The waiting is its own season. And if we are honest, it is often the hardest one.
Why Waiting Feels Like Abandonment
When we are in pain and our prayers seem to go unanswered, it is frighteningly easy to interpret God's silence as indifference. We reason: if He cared, He would have acted by now. If He was powerful, He would have intervened. And so the waiting begins to feel like evidence against Him rather than evidence of something we simply cannot yet see.
I have been there. I have sat with that feeling in the dark and let it speak louder than it should have. I want to tell you: the silence is not His absence. It is often the place where He is doing His most deliberate work.
What the Waiting Is Doing
I have come to believe that the waiting is not wasted time. It is formative time. It is the place where our faith gets tested and where we discover what we actually believe when the comfortable certainties are stripped away.
When I was going through treatment, there were stretches of time where I genuinely did not know what was coming. I could not see the path forward. And in those stretches, I found that my faith had to become less about outcomes and more about relationship.
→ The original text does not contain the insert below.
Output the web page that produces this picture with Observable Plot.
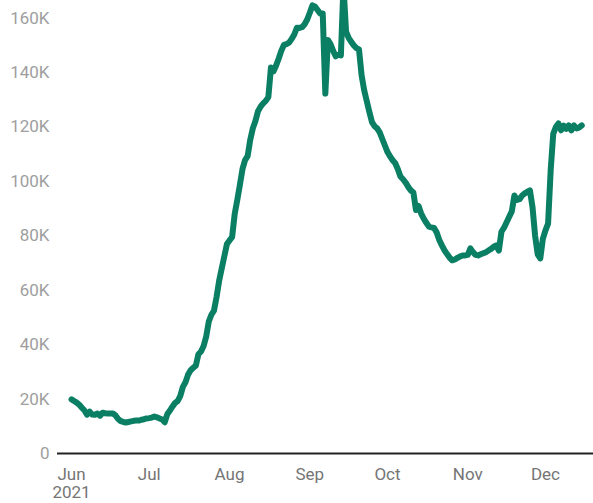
<!DOCTYPE html>
<html>
<head>
<meta charset="utf-8">
<script src="https://cdn.jsdelivr.net/npm/d3@7"></script>
<script src="https://cdn.jsdelivr.net/npm/@observablehq/plot@0.6"></script>
<style>
  html, body { margin: 0; padding: 0; background: #fff; }
  #chart { width: 593px; height: 503px; }
</style>
</head>
<body>
<div id="chart"></div>
<script>
// Daily values (thousands), one per day starting 2021-06-01
const startDate = "2021-06-01";
const junValues = [19.9, 19.3, 18.7, 17.9, 16.8, 15.8, 14.3, 15.4, 14.3, 14.2, 14.7, 13.9, 15.0, 14.8, 14.7, 14.7, 14.7, 14.0, 12.7, 11.9, 11.6, 11.4, 11.6, 11.8, 12.0, 12.1, 12.1, 12.4, 12.6, 12.9];
const julValues = [13.0, 13.2, 13.6, 13.3, 12.9, 12.5, 11.5, 14.5, 15.8, 17.3, 18.6, 19.3, 21.2, 24.5, 26.2, 29.0, 30.6, 31.5, 32.3, 36.5, 37.5, 39.5, 43.0, 48.5, 51.0, 52.5, 57.5, 63.5, 68.0, 72.5, 77.0];
const augValues = [78.3, 79.5, 88.0, 93.2, 98.7, 104.5, 107.8, 109.3, 115.3, 119.5, 122.2, 125.8, 127.5, 128.7, 129.6, 131.0, 141.9, 140.5, 142.6, 145.2, 148.0, 150.2, 150.5, 151.0, 152.4, 154.0, 156.5, 156.4, 156.7, 157.8, 159.5];
const sepValues = [162.0, 164.7, 164.3, 163.0, 161.7, 161.7, 132.3, 152.0, 150.5, 148.0, 146.0, 146.6, 146.3, 172.0, 155.0, 152.8, 151.3, 150.0, 149.0, 148.5, 139.0, 133.5, 129.5, 125.5, 121.8, 120.3, 119.5, 118.0, 115.6, 113.2];
const octValues = [110.8, 109.2, 107.8, 106.7, 104.5, 101.8, 100.8, 99.6, 98.0, 96.7, 95.9, 89.5, 91.0, 88.2, 86.3, 84.8, 83.4, 83.1, 82.9, 81.2, 78.5, 76.5, 74.7, 73.3, 72.0, 71.0, 71.3, 71.9, 72.4, 72.8, 72.8];
const novValues = [73.0, 75.4, 74.0, 73.0, 72.8, 73.2, 73.6, 74.0, 74.6, 75.2, 76.0, 76.5, 74.6, 81.5, 83.0, 85.0, 87.0, 89.0, 94.8, 93.2, 93.5, 94.8, 95.6, 96.2, 96.7, 90.5, 80.0, 73.2, 71.7, 79.0];
const decValues = [82.0, 84.5, 104.0, 117.5, 120.0, 121.3, 118.8, 120.5, 119.3, 120.6, 118.8, 120.6, 119.5, 119.8, 120.6];

const yTicks = [0, 20000, 40000, 60000, 80000, 100000, 120000, 140000, 160000];
const xTickDates = ["2021-06-01", "2021-07-01", "2021-08-01", "2021-09-01", "2021-10-01", "2021-11-01", "2021-12-01"];
const xTickLabels = ["Jun\n2021", "Jul", "Aug", "Sep", "Oct", "Nov", "Dec"];

const allValues = [...junValues, ...julValues, ...augValues, ...sepValues, ...octValues, ...novValues, ...decValues];
const start = new Date(startDate + "T00:00:00Z");
const data = allValues.map((v, i) => ({ date: d3.utcDay.offset(start, i), value: v * 1000 }));
const tickDates = xTickDates.map(s => new Date(s + "T00:00:00Z"));

const chart = Plot.plot({
  width: 593,
  height: 503,
  marginLeft: 57,
  marginRight: 0,
  marginTop: 0,
  marginBottom: 50,
  style: { fontFamily: "Roboto, sans-serif", fontSize: "17px", background: "#fff" },
  x: { type: "utc", domain: [new Date("2021-05-26T14:00:00Z"), new Date("2021-12-19T13:00:00Z")] },
  y: { domain: [0, 166500] },
  marks: [
    Plot.axisY({
      ticks: yTicks,
      tickSize: 0,
      tickPadding: 8,
      tickFormat: d => d === 0 ? "0" : (d / 1000) + "K",
      label: null,
      color: "#9e9e9e"
    }),
    Plot.axisX({
      ticks: tickDates,
      tickSize: 0,
      tickPadding: 13,
      tickFormat: (d, i) => xTickLabels[i],
      label: null,
      lineHeight: 1.1,
      color: "#757575"
    }),
    Plot.ruleY([0], { stroke: "#222", strokeWidth: 2 }),
    Plot.lineY(data, {
      x: "date",
      y: "value",
      stroke: "#0b7f64",
      strokeWidth: 6,
      strokeLinejoin: "round",
      strokeLinecap: "round",
      clip: true
    })
  ]
});
document.getElementById("chart").appendChild(chart);
</script>
</body>
</html>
Less about what God was going to do and more about who God is. That shift—from outcomes to identity—is the work of the waiting.
You cannot manufacture it. You cannot shortcut it. You can only move through it, and as you do, you find that something is being built in you that could not have been built any other way.
How to Surrender Without Giving Up
There is an important distinction between surrendering to God and giving up on hope. Surrender is not resignation. It is not saying nothing matters or that you have stopped caring. It is saying: I am going to stop trying to manage the outcome and trust the One who holds it.
Practically, for me, surrender looked like praying differently. Instead of bringing God a list of what I needed Him to do by when, I began to simply show up. I told Him I was scared. I told Him I was tired. I told Him I trusted Him—even on the days when that felt like the hardest thing I had ever said out loud. And I stopped trying to figure out how the story was going to resolve.
That kind of surrender is not weakness. It is one of the bravest things a person can do.
If you are in the waiting right now, you are not forgotten. You are not stuck. You are in one of the most sacred stretches of your story. And the One who called you into it is in it with you—closer than the silence feels, more faithful than the fear suggests.
Keep waiting. Keep trusting. The answer is coming.